Sunday Ticket trial is coming very soon


The NFL’s Sunday Ticket feature has raised antitrust issues since its inception 30 years ago. In only nine days, the NFL will defend the product at trial.

As recently noted by Ben Fischer of Sports Business Journal, the landmark litigation comes to a head starting on June 5.

The basic argument is that the NFL’s broadcast antitrust exemption doesn’t allow it to bundle all rights to out-of-market games and sell them as one unit. Damages could exceed $6 billion.

Almost as problematic for the league is that multiple NFL movers and shakers will have to climb into a witness box and resist the temptation to give the judge side eye.

Fischer notes that a settlement is unlikely, because the two sides are too far apart.
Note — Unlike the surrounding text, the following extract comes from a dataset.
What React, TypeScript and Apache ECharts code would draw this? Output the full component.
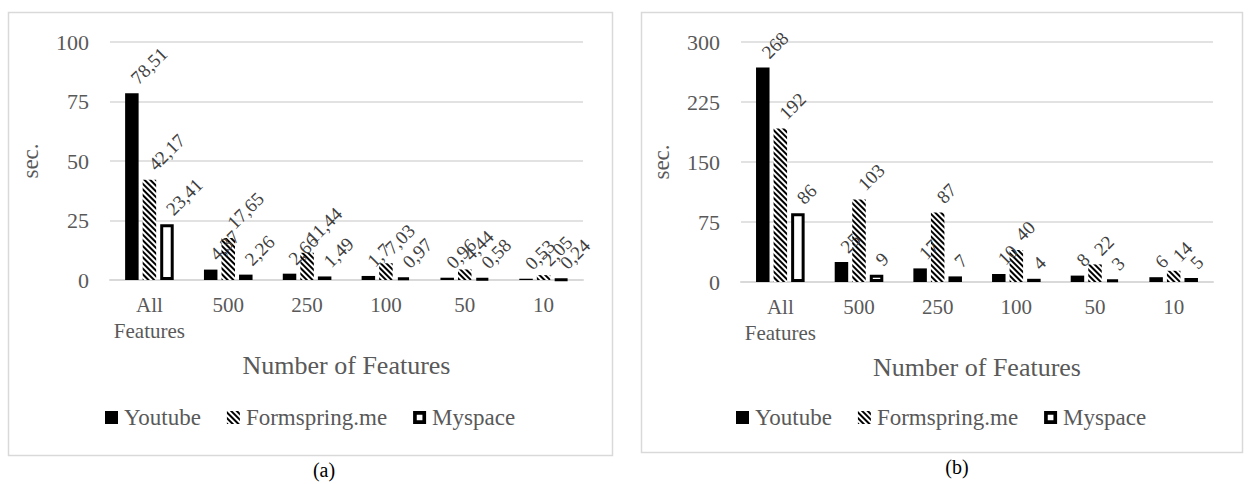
import React, { useEffect, useRef } from "react";
import * as echarts from "echarts";

const categories = ["All\nFeatures", "500", "250", "100", "50", "10"];
const seriesNames = ["Youtube", "Formspring.me", "Myspace"];

// Panel (a)
const youtubeA = [78.51, 4.37, 2.66, 1.7, 0.96, 0.53];
const formspringA = [42.17, 17.65, 11.44, 7.03, 4.44, 2.05];
const myspaceA = [23.41, 2.26, 1.49, 0.97, 0.58, 0.24];
const yTicksA = { min: 0, max: 100, interval: 25 };

// Panel (b)
const youtubeB = [268, 25, 17, 10, 8, 6];
const formspringB = [192, 103, 87, 40, 22, 14];
const myspaceB = [86, 9, 7, 4, 3, 5];
const yTicksB = { min: 0, max: 300, interval: 75 };

const FONT = "Liberation Serif";
const GRID_COLOR = "#d9d9d9";
const TEXT_COLOR = "#595959";

const stripeDecal = {
  symbol: "rect",
  symbolSize: 1,
  dashArrayX: [1, 0],
  dashArrayY: [2, 1.7],
  rotation: Math.PI / 4,
  color: "#000000",
};

const styles = [
  { color: "#000000" },
  { color: "#ffffff", decal: stripeDecal },
  { color: "#ffffff", borderColor: "#000000", borderWidth: 3 },
];

const hollowSquare = "path://M0,0H16V16H0Z M4.5,4.5V11.5H11.5V4.5Z";

export default function App() {
  const ref = useRef<HTMLDivElement>(null);

  useEffect(() => {
    document.body.style.margin = "0";
    const chart = echarts.init(ref.current!, undefined, { renderer: "svg" });

    const labelFmtA = (p: any) => String(p.value).replace(".", ",");
    const labelFmtB = (p: any) => String(p.value);

    const makeSeries = (data: number[][], idx: number, fmt: any) =>
      data.map((d, i) => ({
        name: seriesNames[i],
        type: "bar",
        xAxisIndex: idx,
        yAxisIndex: idx,
        data: d,
        barWidth: 13.5,
        barGap: "30%",
        itemStyle: styles[i],
        label: {
          show: true,
          position: "top",
          rotate: 45,
          align: "left",
          verticalAlign: "middle",
          distance: 6,
          offset: [6, -3],
          fontFamily: FONT,
          fontSize: 19,
          color: "#404040",
          formatter: fmt,
        },
      }));

    const xAxis = (gridIndex: number) => ({
      type: "category",
      gridIndex,
      data: categories,
      axisTick: { show: false },
      axisLine: { lineStyle: { color: GRID_COLOR, width: 2 } },
      axisLabel: {
        fontFamily: FONT,
        fontSize: 21,
        lineHeight: 26,
        color: TEXT_COLOR,
        margin: 12,
        interval: 0,
      },
      name: "Number of Features",
      nameLocation: "middle",
      nameGap: 72,
      nameTextStyle: { fontFamily: FONT, fontSize: 26, color: TEXT_COLOR },
    });

    const yAxis = (gridIndex: number, t: any) => ({
      type: "value",
      gridIndex,
      min: t.min,
      max: t.max,
      interval: t.interval,
      axisLine: { show: false },
      axisTick: { show: false },
      splitLine: { lineStyle: { color: GRID_COLOR, width: 1.5 } },
      axisLabel: { fontFamily: FONT, fontSize: 22, color: TEXT_COLOR, margin: 21 },
      name: "sec.",
      nameLocation: "middle",
      nameGap: 68,
      nameRotate: 90,
      nameTextStyle: { fontFamily: FONT, fontSize: 23, color: TEXT_COLOR },
    });

    const legend = (left: number) => ({
      left,
      top: 406,
      padding: 0,
      itemWidth: 13,
      itemHeight: 13,
      itemGap: 26,
      icon: "rect",
      data: [
        { name: seriesNames[0] },
        { name: seriesNames[1] },
        {
          name: seriesNames[2],
          icon: hollowSquare,
          itemStyle: { color: "#000000", borderWidth: 0 },
        },
      ],
      textStyle: {
        fontFamily: FONT,
        fontSize: 23,
        color: TEXT_COLOR,
        padding: [0, 0, 0, 1],
      },
    });

    chart.setOption({
      animation: false,
      backgroundColor: "#ffffff",
      grid: [
        { left: 110, top: 42, width: 473, height: 238 },
        { left: 741, top: 42, width: 472, height: 240 },
      ],
      xAxis: [xAxis(0), xAxis(1)],
      yAxis: [yAxis(0, yTicksA), yAxis(1, yTicksB)],
      legend: [legend(105), legend(736)],
      series: [
        ...makeSeries([youtubeA, formspringA, myspaceA], 0, labelFmtA),
        ...makeSeries([youtubeB, formspringB, myspaceB], 1, labelFmtB),
      ],
      graphic: [
        {
          type: "rect",
          shape: { x: 8.5, y: 12.5, width: 604, height: 443 },
          style: { fill: "none", stroke: GRID_COLOR, lineWidth: 1.5 },
          silent: true,
        },
        {
          type: "rect",
          shape: { x: 641.5, y: 12.5, width: 601, height: 440 },
          style: { fill: "none", stroke: GRID_COLOR, lineWidth: 1.5 },
          silent: true,
        },
        {
          type: "text",
          x: 324,
          y: 470,
          style: {
            text: "(a)",
            fontFamily: FONT,
            fontSize: 20,
            fill: "#000000",
            align: "center",
            verticalAlign: "middle",
          },
        },
        {
          type: "text",
          x: 957,
          y: 467,
          style: {
            text: "(b)",
            fontFamily: FONT,
            fontSize: 20,
            fill: "#000000",
            align: "center",
            verticalAlign: "middle",
          },
        },
      ],
    });

    return () => chart.dispose();
  }, []);

  return (
    <div
      ref={ref}
      style={{ position: "fixed", left: 0, top: 0, width: 1248, height: 484 }}
    />
  );
}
There’s still time for the divide to be bridged. Plenty of cases settle figuratively, if not literally, on the courthouse steps.

The NFL could be banking on finding a silver bullet in the increasingly pro-business federal court system, culminating with the Supreme Court. As Fischer explains, the case presents the question of whether the broadcast antitrust exemption applies to other formats, like satellite.

That same issue is lingering for the pivot to streaming, as recently explained here.

The entire Sunday Ticket experiment involves layers and levels of antitrust issues, from the league’s sale of the rights to the customers’ purchase of the product. Even though it’s marketed as a way for, for instance, Saints fans in Pittsburgh to see all games of their favorite team, the only option is to buy every week for every team for the entire year.

Why not let a fan buy the games for one team? Or one week at a time? Or one game at a time?

Someone, somewhere has decided that the league will make more money this way. Maybe it does.